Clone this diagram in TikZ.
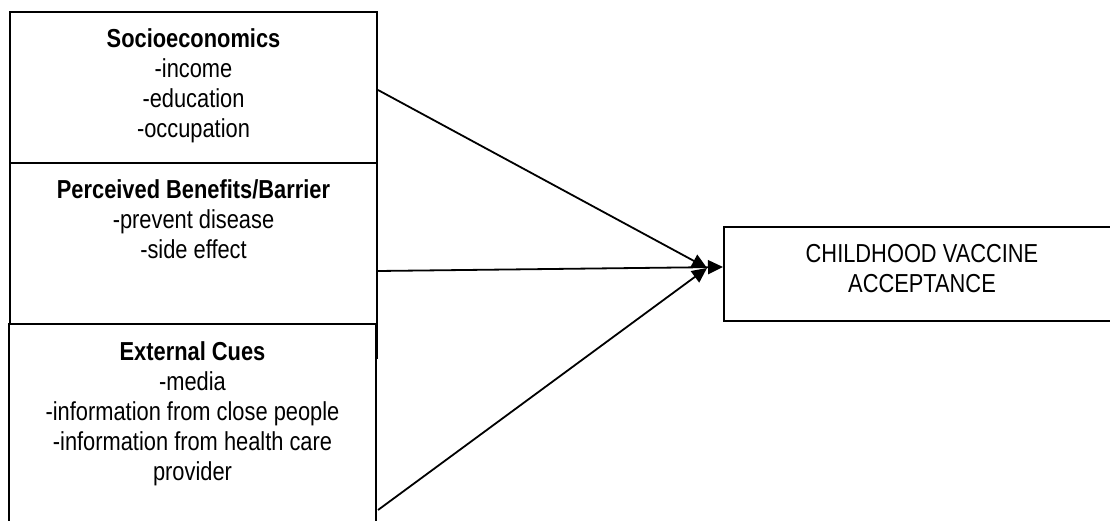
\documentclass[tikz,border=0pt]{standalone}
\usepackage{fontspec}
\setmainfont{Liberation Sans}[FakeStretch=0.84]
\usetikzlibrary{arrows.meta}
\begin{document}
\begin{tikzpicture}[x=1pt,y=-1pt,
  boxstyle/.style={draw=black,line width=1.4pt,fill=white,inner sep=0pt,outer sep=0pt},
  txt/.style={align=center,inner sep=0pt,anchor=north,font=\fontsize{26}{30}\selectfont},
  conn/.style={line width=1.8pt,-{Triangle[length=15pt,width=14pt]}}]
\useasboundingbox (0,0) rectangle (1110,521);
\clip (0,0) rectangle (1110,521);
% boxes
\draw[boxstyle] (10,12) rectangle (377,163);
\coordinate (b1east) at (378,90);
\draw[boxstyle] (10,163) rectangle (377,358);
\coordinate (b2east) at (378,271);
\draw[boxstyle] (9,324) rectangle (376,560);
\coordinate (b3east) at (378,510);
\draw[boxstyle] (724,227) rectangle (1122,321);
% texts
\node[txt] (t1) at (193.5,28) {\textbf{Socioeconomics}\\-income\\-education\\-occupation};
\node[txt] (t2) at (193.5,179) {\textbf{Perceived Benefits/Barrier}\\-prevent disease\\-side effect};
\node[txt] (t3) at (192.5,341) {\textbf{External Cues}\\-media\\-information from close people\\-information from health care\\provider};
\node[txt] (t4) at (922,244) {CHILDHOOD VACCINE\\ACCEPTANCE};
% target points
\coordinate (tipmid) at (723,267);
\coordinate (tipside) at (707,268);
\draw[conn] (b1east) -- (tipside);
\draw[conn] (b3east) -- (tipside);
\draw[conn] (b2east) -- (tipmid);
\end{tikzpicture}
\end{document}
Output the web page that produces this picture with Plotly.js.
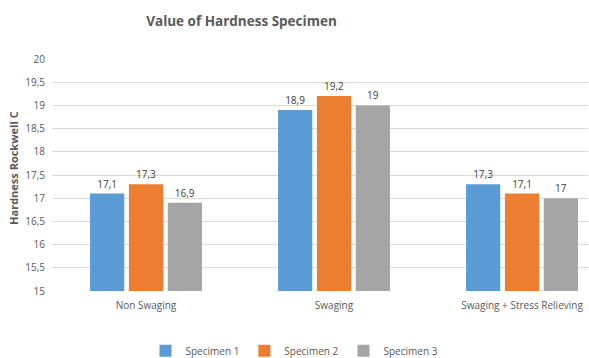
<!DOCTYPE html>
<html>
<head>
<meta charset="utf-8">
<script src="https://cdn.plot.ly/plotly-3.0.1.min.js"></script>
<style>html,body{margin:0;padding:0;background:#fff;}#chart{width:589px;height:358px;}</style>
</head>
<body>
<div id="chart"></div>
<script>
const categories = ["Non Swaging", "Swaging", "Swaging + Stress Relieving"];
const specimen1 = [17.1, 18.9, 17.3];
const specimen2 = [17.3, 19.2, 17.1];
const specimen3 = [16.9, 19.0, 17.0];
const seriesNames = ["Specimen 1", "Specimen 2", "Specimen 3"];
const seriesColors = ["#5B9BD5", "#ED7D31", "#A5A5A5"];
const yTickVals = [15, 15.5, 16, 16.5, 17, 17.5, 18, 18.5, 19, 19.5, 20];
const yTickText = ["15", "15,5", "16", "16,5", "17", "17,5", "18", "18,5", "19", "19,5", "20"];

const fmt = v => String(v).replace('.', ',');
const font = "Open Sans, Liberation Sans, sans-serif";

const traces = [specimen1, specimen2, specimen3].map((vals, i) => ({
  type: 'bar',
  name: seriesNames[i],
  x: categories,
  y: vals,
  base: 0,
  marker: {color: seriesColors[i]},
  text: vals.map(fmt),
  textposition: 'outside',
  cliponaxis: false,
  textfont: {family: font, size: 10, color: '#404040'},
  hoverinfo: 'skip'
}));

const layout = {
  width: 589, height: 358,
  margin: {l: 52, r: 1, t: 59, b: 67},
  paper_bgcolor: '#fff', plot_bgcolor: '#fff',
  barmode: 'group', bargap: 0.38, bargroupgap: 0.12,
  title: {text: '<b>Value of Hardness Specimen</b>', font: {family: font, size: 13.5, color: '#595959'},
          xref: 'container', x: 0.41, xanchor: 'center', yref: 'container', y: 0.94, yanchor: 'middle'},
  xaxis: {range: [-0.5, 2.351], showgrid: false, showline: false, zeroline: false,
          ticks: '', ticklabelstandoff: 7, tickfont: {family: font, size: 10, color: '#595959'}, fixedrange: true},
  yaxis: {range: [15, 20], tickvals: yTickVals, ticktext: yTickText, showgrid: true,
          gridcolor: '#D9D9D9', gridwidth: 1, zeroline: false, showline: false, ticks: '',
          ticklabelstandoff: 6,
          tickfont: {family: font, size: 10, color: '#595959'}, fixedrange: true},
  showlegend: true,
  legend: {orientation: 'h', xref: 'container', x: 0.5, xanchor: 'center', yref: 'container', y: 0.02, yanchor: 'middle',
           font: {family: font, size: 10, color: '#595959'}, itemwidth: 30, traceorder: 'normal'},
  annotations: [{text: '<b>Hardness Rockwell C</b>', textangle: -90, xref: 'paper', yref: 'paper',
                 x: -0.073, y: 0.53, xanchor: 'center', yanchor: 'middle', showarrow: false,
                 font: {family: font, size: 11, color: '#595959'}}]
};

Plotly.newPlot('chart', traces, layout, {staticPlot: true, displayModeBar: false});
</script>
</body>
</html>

### Your instructions:
Return all the entries word for word, but omit any pictures they contain.

### Result:
Clone this diagram in TikZ.
\documentclass[tikz,border=0pt]{standalone}
\usepackage{fontspec}
\setmainfont{Liberation Sans}[FakeStretch=0.84]
\usetikzlibrary{arrows.meta}
\begin{document}
\begin{tikzpicture}[x=1pt,y=-1pt,
  boxstyle/.style={draw=black,line width=1.4pt,fill=white,inner sep=0pt,outer sep=0pt},
  txt/.style={align=center,inner sep=0pt,anchor=north,font=\fontsize{26}{30}\selectfont},
  conn/.style={line width=1.8pt,-{Triangle[length=15pt,width=14pt]}}]
\useasboundingbox (0,0) rectangle (1110,521);
\clip (0,0) rectangle (1110,521);
% boxes
\draw[boxstyle] (10,12) rectangle (377,163);
\coordinate (b1east) at (378,90);
\draw[boxstyle] (10,163) rectangle (377,358);
\coordinate (b2east) at (378,271);
\draw[boxstyle] (9,324) rectangle (376,560);
\coordinate (b3east) at (378,510);
\draw[boxstyle] (724,227) rectangle (1122,321);
% texts
\node[txt] (t1) at (193.5,28) {\textbf{Socioeconomics}\\-income\\-education\\-occupation};
\node[txt] (t2) at (193.5,179) {\textbf{Perceived Benefits/Barrier}\\-prevent disease\\-side effect};
\node[txt] (t3) at (192.5,341) {\textbf{External Cues}\\-media\\-information from close people\\-information from health care\\provider};
\node[txt] (t4) at (922,244) {CHILDHOOD VACCINE\\ACCEPTANCE};
% target points
\coordinate (tipmid) at (723,267);
\coordinate (tipside) at (707,268);
\draw[conn] (b1east) -- (tipside);
\draw[conn] (b3east) -- (tipside);
\draw[conn] (b2east) -- (tipmid);
\end{tikzpicture}
\end{document}
Output the web page that produces this picture with Plotly.js.
<!DOCTYPE html>
<html>
<head>
<meta charset="utf-8">
<script src="https://cdn.plot.ly/plotly-3.0.1.min.js"></script>
<style>html,body{margin:0;padding:0;background:#fff;}#chart{width:589px;height:358px;}</style>
</head>
<body>
<div id="chart"></div>
<script>
const categories = ["Non Swaging", "Swaging", "Swaging + Stress Relieving"];
const specimen1 = [17.1, 18.9, 17.3];
const specimen2 = [17.3, 19.2, 17.1];
const specimen3 = [16.9, 19.0, 17.0];
const seriesNames = ["Specimen 1", "Specimen 2", "Specimen 3"];
const seriesColors = ["#5B9BD5", "#ED7D31", "#A5A5A5"];
const yTickVals = [15, 15.5, 16, 16.5, 17, 17.5, 18, 18.5, 19, 19.5, 20];
const yTickText = ["15", "15,5", "16", "16,5", "17", "17,5", "18", "18,5", "19", "19,5", "20"];

const fmt = v => String(v).replace('.', ',');
const font = "Open Sans, Liberation Sans, sans-serif";

const traces = [specimen1, specimen2, specimen3].map((vals, i) => ({
  type: 'bar',
  name: seriesNames[i],
  x: categories,
  y: vals,
  base: 0,
  marker: {color: seriesColors[i]},
  text: vals.map(fmt),
  textposition: 'outside',
  cliponaxis: false,
  textfont: {family: font, size: 10, color: '#404040'},
  hoverinfo: 'skip'
}));

const layout = {
  width: 589, height: 358,
  margin: {l: 52, r: 1, t: 59, b: 67},
  paper_bgcolor: '#fff', plot_bgcolor: '#fff',
  barmode: 'group', bargap: 0.38, bargroupgap: 0.12,
  title: {text: '<b>Value of Hardness Specimen</b>', font: {family: font, size: 13.5, color: '#595959'},
          xref: 'container', x: 0.41, xanchor: 'center', yref: 'container', y: 0.94, yanchor: 'middle'},
  xaxis: {range: [-0.5, 2.351], showgrid: false, showline: false, zeroline: false,
          ticks: '', ticklabelstandoff: 7, tickfont: {family: font, size: 10, color: '#595959'}, fixedrange: true},
  yaxis: {range: [15, 20], tickvals: yTickVals, ticktext: yTickText, showgrid: true,
          gridcolor: '#D9D9D9', gridwidth: 1, zeroline: false, showline: false, ticks: '',
          ticklabelstandoff: 6,
          tickfont: {family: font, size: 10, color: '#595959'}, fixedrange: true},
  showlegend: true,
  legend: {orientation: 'h', xref: 'container', x: 0.5, xanchor: 'center', yref: 'container', y: 0.02, yanchor: 'middle',
           font: {family: font, size: 10, color: '#595959'}, itemwidth: 30, traceorder: 'normal'},
  annotations: [{text: '<b>Hardness Rockwell C</b>', textangle: -90, xref: 'paper', yref: 'paper',
                 x: -0.073, y: 0.53, xanchor: 'center', yanchor: 'middle', showarrow: false,
                 font: {family: font, size: 11, color: '#595959'}}]
};

Plotly.newPlot('chart', traces, layout, {staticPlot: true, displayModeBar: false});
</script>
</body>
</html>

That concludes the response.